Pore-scale study of multiphase reactive transport in fibrous electrodes of vanadium redox flow batteries

Abstract

The electrode of a vanadium redox flow battery generally is a carbon fibre-based porous medium, in which important physicochemical processes occur. In this work, pore-scale simulations are performed to study complex multiphase flow and reactive transport in the electrode by using the lattice Boltzmann method (LBM). Four hundred fibrous electrodes with different fibre diameters and porosities are reconstructed. Both the permeability and diffusivity of the reconstructed electrodes are predicted and compared with empirical relationships in the literature. Reactive surface area of the electrodes is also evaluated and it is found that existing empirical relationship overestimates the reactive surface under lower porosities.
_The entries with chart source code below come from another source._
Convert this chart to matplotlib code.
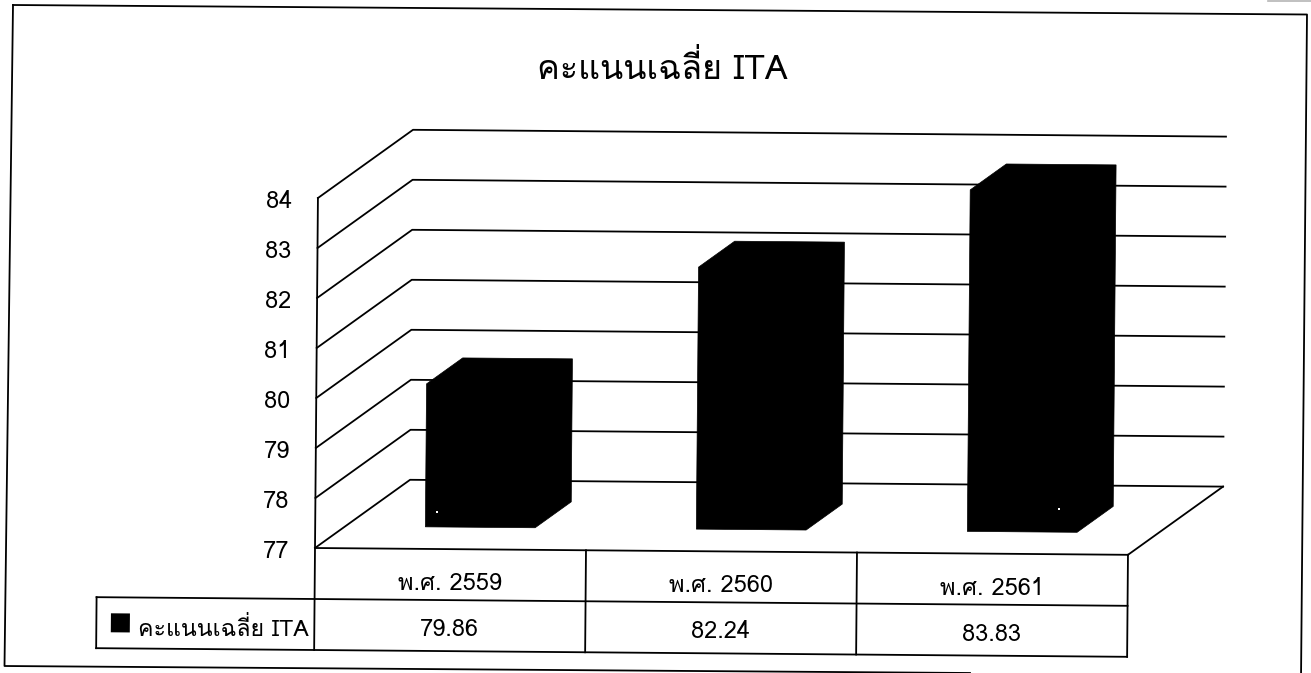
import matplotlib
matplotlib.use('Agg')
import matplotlib.pyplot as plt
from matplotlib.transforms import Affine2D

plt.rcParams['font.family'] = ['Loma', 'DejaVu Sans']

# data
title = 'คะแนนเฉลี่ย ITA'
series_name = 'คะแนนเฉลี่ย ITA'
years = ['พ.ศ. 2559', 'พ.ศ. 2560', 'พ.ศ. 2561']
scores = [79.86, 82.24, 83.83]
y_ticks = [77, 78, 79, 80, 81, 82, 83, 84]

# chart geometry in page pixels (the scan sits slightly rotated)
ox, oy = 315, 548
cat_w = 271
unit_h = 50
depth_x, depth_y = 94.5, -69
row_h = 51
legend_left = -218
bar_left, bar_right = 0.295, 0.70
bar_d0, bar_d1 = 0.32, 0.70


def project(pos, value=77, depth=0):
    return (ox + pos * cat_w + depth * depth_x,
            oy - (value - 77) * unit_h + depth * depth_y)


def line(ax, pts, lw=1.3, z=1):
    xs, ys = zip(*pts)
    ax.plot(xs, ys, color='black', lw=lw, zorder=z, transform=ax.tilt,
            solid_capstyle='projecting')


def label(ax, x, y, s, dy=0, **kw):
    px, py = ax.tilt_pt.transform((x, y))
    ax.text(px, py + dy, s, color='black', va='baseline', **kw)


fig = plt.figure(figsize=(13.11, 6.73), dpi=100)
ax = fig.add_axes([0, 0, 1, 1])
ax.set_xlim(0, 1311)
ax.set_ylim(673, 0)
ax.axis('off')
ax.tilt_pt = Affine2D().rotate_deg_around(ox, oy, 0.48)
ax.tilt = ax.tilt_pt + ax.transData

# outer frame, skewed like the scan, runs off the bottom edge
ax.plot([13, 1307, 1301], [5, 14.5, 680], color='black', lw=1.3)
ax.plot([13, 4.5, 970], [5, 666, 673], color='black', lw=1.3)

ax.text(662.5, 79, title, color='black', va='baseline', fontsize=24.5, ha='center')

# walls and floor
n = len(years)
for v in y_ticks:
    line(ax, [project(0, v, 0), project(0, v, 1), project(n, v, 1)])
    label(ax, 289, project(0, v, 0)[1], str(v), dy=10, fontsize=17, ha='right')
line(ax, [project(n, 77, 0), project(n, 77, 1)])
line(ax, [project(0, 84, 0), project(0, 77, 0)])

# bars, drawn as one black block
for i, score in enumerate(scores):
    l, r = i + bar_left, i + bar_right
    outline = [project(l, 77, bar_d0), project(r, 77, bar_d0),
               project(r, 77, bar_d1), project(r, score, bar_d1),
               project(l, score, bar_d1), project(l, score, bar_d0)]
    xs, ys = zip(*outline)
    ax.fill(xs, ys, color='black', lw=0.5, zorder=3, transform=ax.tilt)

# white specks left by the scan
ax.plot([437, 1059], [512, 509], ls='none', marker='s', ms=1.6, color='white',
        mew=0, zorder=4)

# data table under the floor
for i in range(n + 1):
    x = project(i)[0]
    line(ax, [(x, oy), (x, oy + 2 * row_h)])
right = project(n)[0]
line(ax, [(ox, oy), (right, oy)])
line(ax, [(ox + legend_left, oy + row_h), (right, oy + row_h)])
line(ax, [(ox + legend_left, oy + 2 * row_h), (right, oy + 2 * row_h)])
line(ax, [(ox + legend_left, oy + row_h), (ox + legend_left, oy + 2 * row_h)])

for i, (yr, score) in enumerate(zip(years, scores)):
    cx = project(i + 0.5)[0]
    label(ax, cx, oy + 0.52 * row_h, yr, dy=14.5, fontsize=17, ha='center')
    label(ax, cx, oy + 1.52 * row_h, f'{score:.2f}', dy=9.5, fontsize=17, ha='center')

# legend key and name in the table's left cell
kx, ky = ox + legend_left + 14.5, oy + 1.5 * row_h
ax.fill([kx, kx + 19, kx + 19, kx], [ky - 9.5, ky - 9.5, ky + 9.5, ky + 9.5],
        color='black', lw=0, transform=ax.tilt, zorder=3)
label(ax, kx + 27, ky, series_name, dy=12.5, fontsize=16.7, ha='left')

# grey scrap at the top right edge of the scan
ax.plot([1268, 1311], [0.5, 0.5], color='#b5b5b5', lw=1.2)

fig.savefig('out.png', dpi=100)
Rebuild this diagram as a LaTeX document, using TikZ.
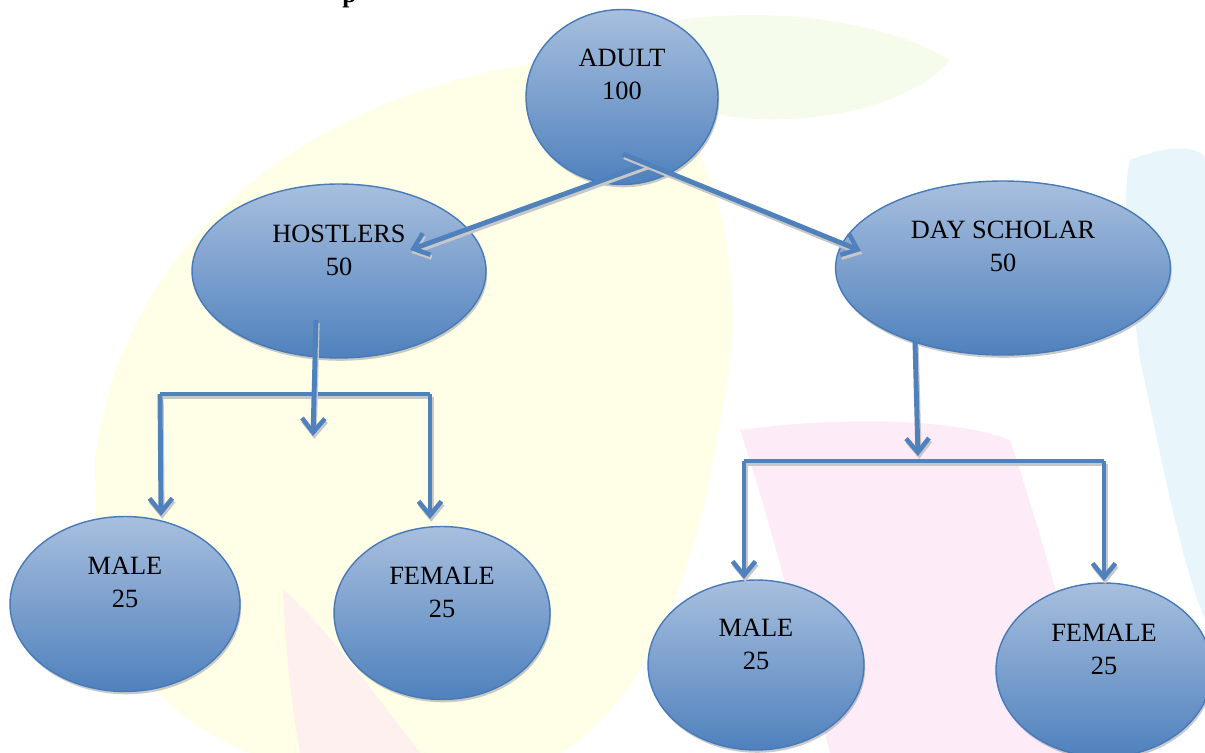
\documentclass[tikz,border=0pt]{standalone}
\usepackage{fontspec}
\setmainfont{Liberation Serif}
\usetikzlibrary{arrows.meta,shapes.geometric,shadows,calc}
\definecolor{nodetop}{RGB}{168,191,222}
\definecolor{nodebot}{RGB}{79,129,189}
\definecolor{nodeedge}{RGB}{70,122,185}
\definecolor{linkblue}{RGB}{79,129,189}
\definecolor{wmyellow}{RGB}{255,253,205}
\definecolor{wmpink}{RGB}{253,215,242}
\definecolor{wmcyan}{RGB}{210,238,250}
\definecolor{wmgreen}{RGB}{238,250,215}
\tikzset{
  oval/.style={ellipse, draw=nodeedge, line width=0.8pt, top color=nodetop, bottom color=nodebot,
    inner sep=0pt, drop shadow={shadow xshift=0.7pt, shadow yshift=-1.6pt, fill=black!35, opacity=0.6}},
  lbl/.style={align=center, inner sep=0pt, font=\fontsize{15}{18.7}\selectfont},
  tip/.style={-{Straight Barb[length=8pt,width=13pt,line width=2.6pt]}},
  lnk/.style={draw=linkblue, line width=2.8pt},
  lnkshadow/.style={draw=black!22, line width=2.8pt, transform canvas={shift={(0.7pt,-1.6pt)}}},
}
\newcommand\mylink[2][]{\draw[lnkshadow,#1] #2; \draw[lnk,#1] #2;}
\begin{document}
\begin{tikzpicture}[x=0.02cm,y=-0.02cm]
\useasboundingbox (0,0) rectangle (1205,753);
% faint watermark background
\begin{scope}[opacity=0.5]
\fill[wmyellow] (95,460) .. controls (120,250) and (300,90) .. (560,60)
   .. controls (700,50) and (760,250) .. (720,420) .. controls (700,560) and (650,700) .. (560,753)
   -- (250,753) .. controls (120,700) and (95,600) .. (95,460) -- cycle;
\fill[wmgreen] (560,60) .. controls (650,0) and (850,0) .. (950,60) .. controls (900,120) and (760,130) .. (700,110) -- cycle;
\fill[wmpink] (740,430) .. controls (850,415) and (960,420) .. (1010,440)
   .. controls (1050,560) and (1080,680) .. (1100,753) -- (830,753) .. controls (800,640) and (770,520) .. (740,430) -- cycle;
\fill[wmpink!70] (283,590) .. controls (320,620) and (380,700) .. (420,753) -- (300,753) .. controls (290,700) and (285,640) .. (283,590) -- cycle;
\fill[wmcyan] (1130,160) .. controls (1180,140) and (1205,150) .. (1205,160) -- (1205,620)
   .. controls (1180,560) and (1160,450) .. (1140,360) .. controls (1130,280) and (1120,200) .. (1130,160) -- cycle;
\end{scope}
% partial heading at top edge
\node[anchor=base west, inner sep=0pt, font=\fontsize{14.5}{17}\selectfont\bfseries] (head) at (342,3) {p};
% nodes
\node[oval, minimum width=3.84cm, minimum height=3.5cm] (adult) at (622,97) {};
\node[oval, minimum width=5.88cm, minimum height=3.48cm] (host) at (339,271) {};
\node[oval, minimum width=6.7cm, minimum height=3.48cm] (day) at (1003,268) {};
\node[oval, minimum width=4.6cm, minimum height=3.5cm] (hm) at (125,604) {};
\node[oval, minimum width=4.32cm, minimum height=3.46cm] (hf) at (442,613) {};
\node[oval, minimum width=4.32cm, minimum height=3.4cm] (dm) at (756,665) {};
\node[oval, minimum width=4.32cm, minimum height=3.48cm] (df) at (1104,670) {};
% labels
\node[lbl] (adult-t) at ([yshift=0.45cm]adult.center) {ADULT\\100};
\node[lbl] (host-t) at ([yshift=0.42cm]host.center) {HOSTLERS\\50};
\node[lbl] (day-t) at ([yshift=0.43cm]day.center) {DAY SCHOLAR\\50};
\node[lbl] (hm-t) at ([yshift=0.43cm]hm.center) {MALE\\25};
\node[lbl] (hf-t) at ([yshift=0.41cm]hf.center) {FEMALE\\25};
\node[lbl] (dm-t) at ([yshift=0.42cm]dm.center) {MALE\\25};
\node[lbl] (df-t) at ([yshift=0.41cm]df.center) {FEMALE\\25};
% connector end points
\coordinate (a1) at (647,164);
\coordinate (a2) at (623,154);
\coordinate (h1) at (410,250);
\coordinate (d1) at (861,251);
\coordinate (hs) at (316,320);
\coordinate (hd) at (313,436);
\coordinate (hbl) at (160,394);
\coordinate (hbr) at (430,394);
\coordinate (hml) at (161,516);
\coordinate (hfr) at (430,519);
\coordinate (ds) at (915,342);
\coordinate (dd) at (918,456);
\coordinate (dbl) at (744,461);
\coordinate (dbr) at (1104,461);
\coordinate (dml) at (744,579);
\coordinate (dfr) at (1104,581);
% connectors
\mylink{(hbl) -- (hbr)}
\mylink{(dbl) -- (dbr)}
\mylink[tip]{(a1) -- (h1)}
\mylink[tip]{(a2) -- (d1)}
\mylink[tip]{(hs) -- (hd)}
\mylink[tip]{(hbl) -- (hml)}
\mylink[tip]{(hbr) -- (hfr)}
\mylink[tip]{(ds) -- (dd)}
\mylink[tip]{(dbl) -- (dml)}
\mylink[tip]{(dbr) -- (dfr)}
\end{tikzpicture}
\end{document}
Further, a pore-scale electrochemical reaction model is developed to study the effects of fibre diameter and porosity on electrolyte flow, VII/VIII transport, and electrochemical reaction at the electrolyte-fibre surface. Finally, evolution of bubble cluster generated by the side reaction is studied by adopting a LB multiphase flow model. Effects of porosity, fibre diameter, gas saturation and solid surface wettability on average bubble diameter and reduction of reactive surface area due to coverage of bubbles on solid surface are investigated in detail. It is found that gas coverage ratio is always lower than that adopted in the continuum model in the literature. The current pore-scale studies successfully reveal the complex multiphase flow and reactive transport processes in the electrode, and the simulation results can be further upscaled to improve the accuracy of the current continuum-scale models.